Затем Авель нашел приют в келье Александро-Невской лавры, куда к нему начали стекаться богомольцы всех званий и чинов. Не обретя желанного уединения, Авель отбыл обратно на Валаам, там написал новую книгу, предсказал насильственную смерть Императору Павлу. В кратком изложении пророчество, обращенное к Императору, звучало следующим образом: «Царства твоего будет все равно, что ничего: ни ты не будешь рад, ни тебе рады не будут, и помрешь ты не своей смертью». [94] За год до убийства Императора пророчествующий монах был снова доставлен в Петербург и заточён в Петропавловскую крепость…
94
Эти слова, как и другие вещие предсказания, воспроизводятся в различных изданиях по-разному, как и форма их оглашения, В одних случаях ссылаются на прямую речь при беседе Царя и монаха, в других — на некий письменный текст книги, оригинал которой до наших дней не сохранился.
Несмотря на многообразные ритуальные, церемониальные и прочие обязанности, законотворческая деятельность Императора не прерывалась ни на один день. Причём особое внимание было уделено тому, чтобы все распоряжения, не только письменные, но и устные, считались законодательными нормами, подлежащими обязательному исполнению. По этому поводу 13 ноября появился Указ, гласивший: «Государь Император указать соизволил, чтобы отдаваемые в Высочайшем Его присутствии приказы при пароле (на вахтпарадах, при разводе караулов. — А. Б.) как о производствах, так и о прочем, считались Именными указами».
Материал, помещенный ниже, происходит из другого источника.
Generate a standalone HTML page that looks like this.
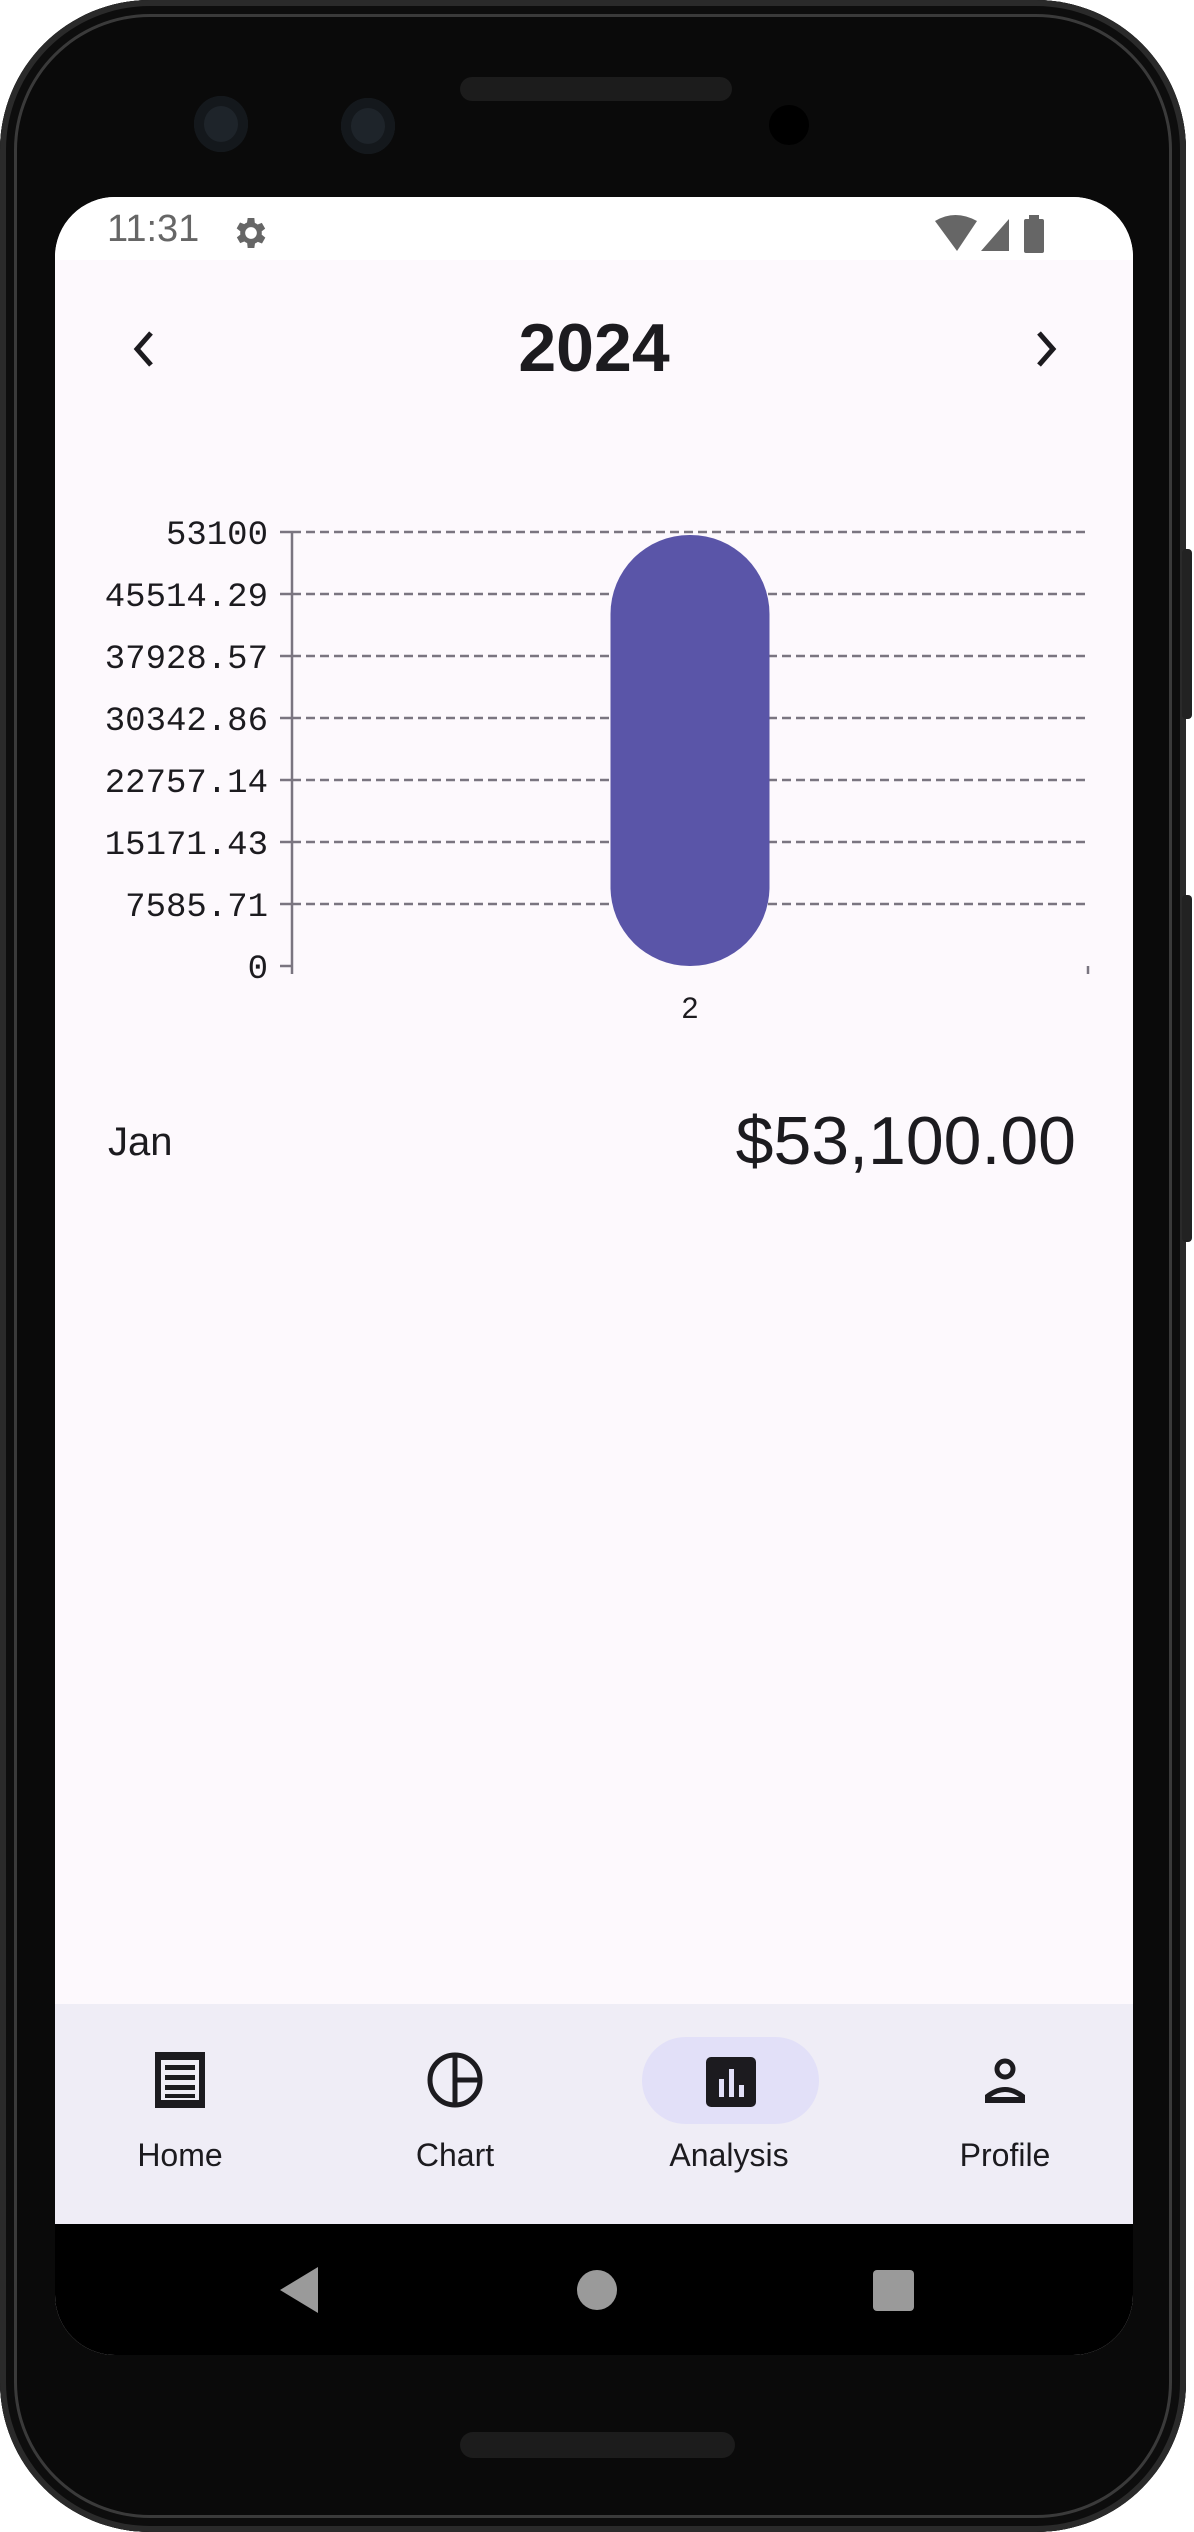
<!DOCTYPE html>
<html><head><meta charset="utf-8"><style>
body{margin:0;width:1194px;height:2532px;background:#fff;position:relative;overflow:hidden;font-family:"Liberation Sans",sans-serif}
.abs{position:absolute}
</style></head><body>
<div class="abs" style="left:0;top:0;width:1186px;height:2532px;background:#0a0a0a;border-radius:150px;box-shadow:inset 0 0 0 6px #2a2a2a,inset 0 0 0 14px #0d0d0d,inset 0 0 0 17px #3a3a3a"></div>
<div class="abs" style="left:1182px;top:549px;width:10px;height:170px;background:#222;border-radius:4px"></div>
<div class="abs" style="left:1182px;top:895px;width:10px;height:347px;background:#222;border-radius:4px"></div>
<div class="abs" style="left:460px;top:77px;width:272px;height:24px;background:#1c1c1c;border-radius:12px"></div>
<div class="abs" style="left:194px;top:96px;width:54px;height:56px;background:#1e242a;border-radius:50%;box-shadow:inset 0 0 0 10px #14181c"></div>
<div class="abs" style="left:341px;top:98px;width:54px;height:56px;background:#1e242a;border-radius:50%;box-shadow:inset 0 0 0 10px #14181c"></div>
<div class="abs" style="left:769px;top:105px;width:40px;height:40px;background:#000;border-radius:50%"></div>
<div class="abs" style="left:460px;top:2432px;width:275px;height:26px;background:#1c1c1c;border-radius:13px"></div>

<div class="abs" style="left:55px;top:197px;width:1078px;height:2158px;background:#fdf9fd;border-radius:60px 60px 60px 60px;overflow:hidden">
  <div class="abs" style="left:0;top:0;width:1078px;height:63px;background:#fff"></div>
  <div class="abs" style="left:52px;top:11px;font-size:38px;color:#666">11:31</div>
  <svg class="abs" style="left:176px;top:16px" width="40" height="40" viewBox="0 0 24 24"><path fill="#666" d="M19.4 13a7.5 7.5 0 0 0 0-2l2.1-1.6-2-3.5-2.5 1a7 7 0 0 0-1.7-1L15 3h-4l-.4 2.7a7 7 0 0 0-1.7 1l-2.5-1-2 3.5L6.6 11a7.5 7.5 0 0 0 0 2l-2.1 1.6 2 3.5 2.5-1a7 7 0 0 0 1.7 1L11 21h4l.4-2.7a7 7 0 0 0 1.7-1l2.5 1 2-3.5zM13 15.5a3.5 3.5 0 1 1 0-7 3.5 3.5 0 0 1 0 7z" transform="translate(-1 0)"/></svg>
  <svg class="abs" style="left:880px;top:16px" width="130" height="44"><path d="M0 8 Q20 -4 42 8 L22 38Z" fill="#666"/><path d="M46 38 L74 6 L74 38Z" fill="#666"/><rect x="89" y="6" width="20" height="34" rx="2" fill="#666"/><rect x="94" y="2" width="10" height="6" fill="#666"/></svg>

  <div class="abs" style="left:70px;top:122px">
    <svg width="40" height="60" viewBox="0 0 40 60"><path d="M26 14 L12 30 L26 46" stroke="#1c1b1f" stroke-width="5" fill="none"/></svg></div>
  <div class="abs" style="left:0;width:1078px;top:112px;text-align:center;font-size:68px;font-weight:bold;color:#1c1b1f">2024</div>
  <div class="abs" style="left:970px;top:122px">
    <svg width="40" height="60" viewBox="0 0 40 60"><path d="M14 14 L28 30 L14 46" stroke="#1c1b1f" stroke-width="5" fill="none"/></svg></div>

  <div class="abs" style="left:53px;top:923px;font-size:40px;color:#1c1b1f">Jan</div>
  <div class="abs" style="right:57px;top:905px;font-size:68px;color:#1c1b1f">$53,100.00</div>

  <div class="abs" style="left:0;top:1807px;width:1078px;height:220px;background:#efedf6"></div>
  <div class="abs" style="left:587px;top:1840px;width:177px;height:87px;background:#e2e0f8;border-radius:44px"></div>
  <svg class="abs" style="left:100px;top:1855px" width="50" height="56"><path d="M0 0 L50 0 L50 56 L0 56Z" fill="#1c1b1f"/><rect x="6" y="8" width="38" height="40" fill="#efedf6"/><rect x="10" y="13" width="30" height="5" fill="#1c1b1f"/><rect x="10" y="23" width="30" height="5" fill="#1c1b1f"/><rect x="10" y="33" width="30" height="5" fill="#1c1b1f"/><rect x="10" y="42" width="30" height="4" fill="#1c1b1f"/></svg>
  <svg class="abs" style="left:372px;top:1855px" width="56" height="56"><circle cx="28" cy="28" r="25" stroke="#1c1b1f" stroke-width="5" fill="none"/><path d="M28 3 V53 M28 28 H53" stroke="#1c1b1f" stroke-width="5"/></svg>
  <svg class="abs" style="left:651px;top:1860px" width="50" height="50"><rect width="50" height="50" rx="5" fill="#1c1b1f"/><rect x="13" y="22" width="5" height="18" fill="#e2e0f8"/><rect x="23" y="12" width="5" height="28" fill="#e2e0f8"/><rect x="33" y="28" width="5" height="12" fill="#e2e0f8"/></svg>
  <svg class="abs" style="left:927px;top:1860px" width="46" height="50"><circle cx="23" cy="12" r="8" stroke="#1c1b1f" stroke-width="5" fill="none"/><path d="M3 46 V38 Q23 22 43 38 V46Z" fill="#1c1b1f"/><path d="M9 40 Q23 30 37 40Z" fill="#efedf6"/></svg>
  <div class="abs" style="left:45px;width:160px;top:1940px;text-align:center;font-size:32px;color:#1c1b1f">Home</div>
  <div class="abs" style="left:320px;width:160px;top:1940px;text-align:center;font-size:32px;color:#1c1b1f">Chart</div>
  <div class="abs" style="left:594px;width:160px;top:1940px;text-align:center;font-size:32px;color:#1c1b1f">Analysis</div>
  <div class="abs" style="left:870px;width:160px;top:1940px;text-align:center;font-size:32px;color:#1c1b1f">Profile</div>

  <div class="abs" style="left:0;top:2027px;width:1078px;height:131px;background:#000"></div>
  <svg class="abs" style="left:225px;top:2070px" width="40" height="46"><path d="M38 0 V46 L0 23Z" fill="#9a9a9a"/></svg>
  <div class="abs" style="left:522px;top:2073px;width:40px;height:40px;border-radius:50%;background:#9a9a9a"></div>
  <div class="abs" style="left:818px;top:2073px;width:41px;height:41px;border-radius:4px;background:#9a9a9a"></div>
</div>

<svg id="chart" class="abs" style="left:0;top:0" width="1194" height="1100"></svg>
<script>
const categories=["2"];
const values=[53100];
const tickLabels=["0","7585.71","15171.43","22757.14","30342.86","37928.57","45514.29","53100"];
const yMax=53100;
const svg=document.getElementById('chart');
const NS='http://www.w3.org/2000/svg';
const x0=292,x1=1088,yTop=532,yZero=966;
const yScale=v=>yZero-(v/yMax)*(yZero-yTop);
const band=(x1-x0)/categories.length;
const xCenter=i=>x0+band*(i+0.5)+(690-(x0+band*0.5));
function mk(tag,attrs){const e=document.createElementNS(NS,tag);for(const k in attrs)e.setAttribute(k,attrs[k]);svg.appendChild(e);return e;}
tickLabels.forEach((t,i)=>{
  const v=parseFloat(t);const y=yScale(v);
  if(v>0){const g=mk('line',{x1:x0,x2:x1,y1:y,y2:y,stroke:'#7a7580','stroke-width':2.5,'stroke-dasharray':'9 5'});
  
  }
  const tk=mk('line',{x1:x0-12,x2:x0,y1:y,y2:y,stroke:'#7a7580','stroke-width':2.5});
  
  
  const tx=mk('text',{x:268,y:y+12,'text-anchor':'end','font-size':34,'font-family':'Liberation Mono, monospace',fill:'#1c1b1f'});
  tx.textContent=t;
  
  
});
const ax=mk('line',{x1:x0,x2:x0,y1:yTop,y2:yZero+8,stroke:'#7a7580','stroke-width':2.5});


const rt=mk('line',{x1:x1,x2:x1,y1:yZero,y2:yZero+8,stroke:'#7a7580','stroke-width':2.5});


const bw=159,r=79;
values.forEach((v,i)=>{
  const cx=xCenter(i);const yt=yScale(v)+3;const yb=yZero;
  const b=mk('rect',{x:cx-bw/2,y:yt,width:bw,height:Math.max(yb-yt,0),rx:r,ry:r,fill:'#5a55a8'});
  
  
  const l=mk('text',{x:cx,y:1018,'text-anchor':'middle','font-size':30,'font-family':'Liberation Sans, sans-serif',fill:'#1c1b1f'});
  l.textContent=categories[i];
  
  
});
</script>
</body></html>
Павловская распорядительная машина работала без устали; новые нормы и положения касались порой, как казалось, мельчайших деталей быта вообще и офицерского в особенности. Например, 13 ноября появился именной Указ, предписывавший не носить «перьев никому, кроме генералов, командующих гусарскими войсками».
Или, скажем, указ от 20 ноября, повелевавший именовать Летний Дворец, где когда-то родился Павел Петрович, Михайловским, Однако это решение не являлось законотворческой «мелочью». Здесь заключена мистическая история, напрямую связанная с судьбой Павла Петровича. После воцарения Императора солдату, стоявшему на посту в Летнем Дворце, явился вождь небесного воинства в борьбе с темными силами — Архангел Михаил и повелел построить на этом месте храм. Произошло то событие 8 ноября, в день празднования Архангела. Солдат был потрясен, рассказал сослуживцам, затем командиру и далее весть дошла до Самодержца. Будучи необычайно чутким ко всяким знамениям, Император лично допросил солдата и удостоверился в подлинности происшедшего. После этого и последовал упомянутый Указ. Однако переименованием Дворца дело не ограничилось.
Император распоряд ился на месте старого начать проектирование нового дворца, который должен был получить название Михайловского, с обязательным устроением в нём большой дворцовой церкви. Он должен был стать главной Императорской резиденцией взамен Зимнего Дворца. Закладной мраморный камень в основание нового сооружения был положен Императором 26 февраля 1797 года, а надпись на нём гласила: «В лето от Рождества Христова 1797 года, месяца февраля в 26-й день, в начале царствования Государя Императора всея Руси Самодержца Павла Первого, положено основание сему зданию Михайловского замка его Императорским Величеством и супругою его Государыней Императрицей Марией Фёдоровной».